[Directions] Without the pictures, write out all the lines below exactly as they appear.

[Raw data]
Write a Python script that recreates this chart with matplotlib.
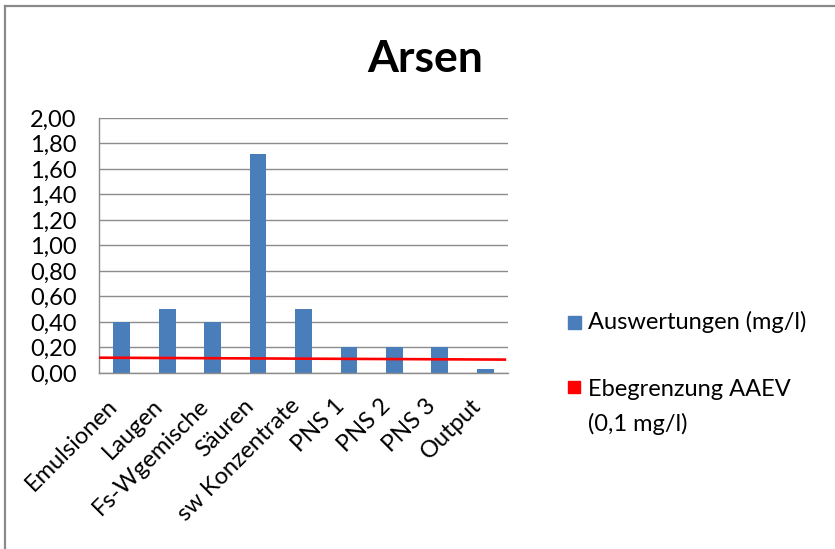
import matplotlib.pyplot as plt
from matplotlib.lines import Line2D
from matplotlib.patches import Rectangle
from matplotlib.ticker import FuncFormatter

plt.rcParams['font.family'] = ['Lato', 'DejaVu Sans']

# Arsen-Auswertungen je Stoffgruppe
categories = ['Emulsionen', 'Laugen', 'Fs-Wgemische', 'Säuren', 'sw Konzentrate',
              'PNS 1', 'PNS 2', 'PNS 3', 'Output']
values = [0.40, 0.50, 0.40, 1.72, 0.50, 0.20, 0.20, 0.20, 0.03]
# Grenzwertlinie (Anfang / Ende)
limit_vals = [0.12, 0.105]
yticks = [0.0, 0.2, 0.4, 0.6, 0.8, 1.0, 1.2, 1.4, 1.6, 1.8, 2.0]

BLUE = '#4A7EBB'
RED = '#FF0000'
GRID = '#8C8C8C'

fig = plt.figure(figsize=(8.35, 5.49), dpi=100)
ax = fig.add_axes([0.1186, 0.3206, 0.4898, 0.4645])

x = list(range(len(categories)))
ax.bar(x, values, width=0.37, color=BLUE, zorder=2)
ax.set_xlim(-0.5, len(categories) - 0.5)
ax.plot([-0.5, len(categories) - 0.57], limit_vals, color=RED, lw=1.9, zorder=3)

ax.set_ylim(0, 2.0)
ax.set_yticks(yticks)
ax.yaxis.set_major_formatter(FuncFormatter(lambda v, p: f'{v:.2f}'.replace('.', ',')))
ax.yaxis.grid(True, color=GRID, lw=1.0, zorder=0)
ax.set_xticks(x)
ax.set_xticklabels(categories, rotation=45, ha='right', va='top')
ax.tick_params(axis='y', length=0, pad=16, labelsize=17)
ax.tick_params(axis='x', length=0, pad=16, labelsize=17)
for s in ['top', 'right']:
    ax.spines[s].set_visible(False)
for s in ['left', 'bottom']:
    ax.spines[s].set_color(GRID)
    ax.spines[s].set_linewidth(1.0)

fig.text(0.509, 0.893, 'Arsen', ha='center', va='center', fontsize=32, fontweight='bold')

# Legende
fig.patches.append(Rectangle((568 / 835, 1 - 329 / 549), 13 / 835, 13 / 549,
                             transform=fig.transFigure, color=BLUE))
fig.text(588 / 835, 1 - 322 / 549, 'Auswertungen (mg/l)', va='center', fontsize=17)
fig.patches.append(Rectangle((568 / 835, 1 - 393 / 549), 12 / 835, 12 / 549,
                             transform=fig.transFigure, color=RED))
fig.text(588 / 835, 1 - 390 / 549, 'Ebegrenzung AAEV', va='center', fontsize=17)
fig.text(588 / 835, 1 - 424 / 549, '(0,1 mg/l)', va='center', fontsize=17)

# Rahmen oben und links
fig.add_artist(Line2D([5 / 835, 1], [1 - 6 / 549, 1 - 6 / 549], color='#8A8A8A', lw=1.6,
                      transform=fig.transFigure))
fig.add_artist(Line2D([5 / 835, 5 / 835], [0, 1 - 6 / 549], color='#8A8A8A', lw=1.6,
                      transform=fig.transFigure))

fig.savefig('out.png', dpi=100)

[Exercise solution]
Write a Python script that recreates this chart with matplotlib.
import matplotlib.pyplot as plt
from matplotlib.lines import Line2D
from matplotlib.patches import Rectangle
from matplotlib.ticker import FuncFormatter

plt.rcParams['font.family'] = ['Lato', 'DejaVu Sans']

# Arsen-Auswertungen je Stoffgruppe
categories = ['Emulsionen', 'Laugen', 'Fs-Wgemische', 'Säuren', 'sw Konzentrate',
              'PNS 1', 'PNS 2', 'PNS 3', 'Output']
values = [0.40, 0.50, 0.40, 1.72, 0.50, 0.20, 0.20, 0.20, 0.03]
# Grenzwertlinie (Anfang / Ende)
limit_vals = [0.12, 0.105]
yticks = [0.0, 0.2, 0.4, 0.6, 0.8, 1.0, 1.2, 1.4, 1.6, 1.8, 2.0]

BLUE = '#4A7EBB'
RED = '#FF0000'
GRID = '#8C8C8C'

fig = plt.figure(figsize=(8.35, 5.49), dpi=100)
ax = fig.add_axes([0.1186, 0.3206, 0.4898, 0.4645])

x = list(range(len(categories)))
ax.bar(x, values, width=0.37, color=BLUE, zorder=2)
ax.set_xlim(-0.5, len(categories) - 0.5)
ax.plot([-0.5, len(categories) - 0.57], limit_vals, color=RED, lw=1.9, zorder=3)

ax.set_ylim(0, 2.0)
ax.set_yticks(yticks)
ax.yaxis.set_major_formatter(FuncFormatter(lambda v, p: f'{v:.2f}'.replace('.', ',')))
ax.yaxis.grid(True, color=GRID, lw=1.0, zorder=0)
ax.set_xticks(x)
ax.set_xticklabels(categories, rotation=45, ha='right', va='top')
ax.tick_params(axis='y', length=0, pad=16, labelsize=17)
ax.tick_params(axis='x', length=0, pad=16, labelsize=17)
for s in ['top', 'right']:
    ax.spines[s].set_visible(False)
for s in ['left', 'bottom']:
    ax.spines[s].set_color(GRID)
    ax.spines[s].set_linewidth(1.0)

fig.text(0.509, 0.893, 'Arsen', ha='center', va='center', fontsize=32, fontweight='bold')

# Legende
fig.patches.append(Rectangle((568 / 835, 1 - 329 / 549), 13 / 835, 13 / 549,
                             transform=fig.transFigure, color=BLUE))
fig.text(588 / 835, 1 - 322 / 549, 'Auswertungen (mg/l)', va='center', fontsize=17)
fig.patches.append(Rectangle((568 / 835, 1 - 393 / 549), 12 / 835, 12 / 549,
                             transform=fig.transFigure, color=RED))
fig.text(588 / 835, 1 - 390 / 549, 'Ebegrenzung AAEV', va='center', fontsize=17)
fig.text(588 / 835, 1 - 424 / 549, '(0,1 mg/l)', va='center', fontsize=17)

# Rahmen oben und links
fig.add_artist(Line2D([5 / 835, 1], [1 - 6 / 549, 1 - 6 / 549], color='#8A8A8A', lw=1.6,
                      transform=fig.transFigure))
fig.add_artist(Line2D([5 / 835, 5 / 835], [0, 1 - 6 / 549], color='#8A8A8A', lw=1.6,
                      transform=fig.transFigure))

fig.savefig('out.png', dpi=100)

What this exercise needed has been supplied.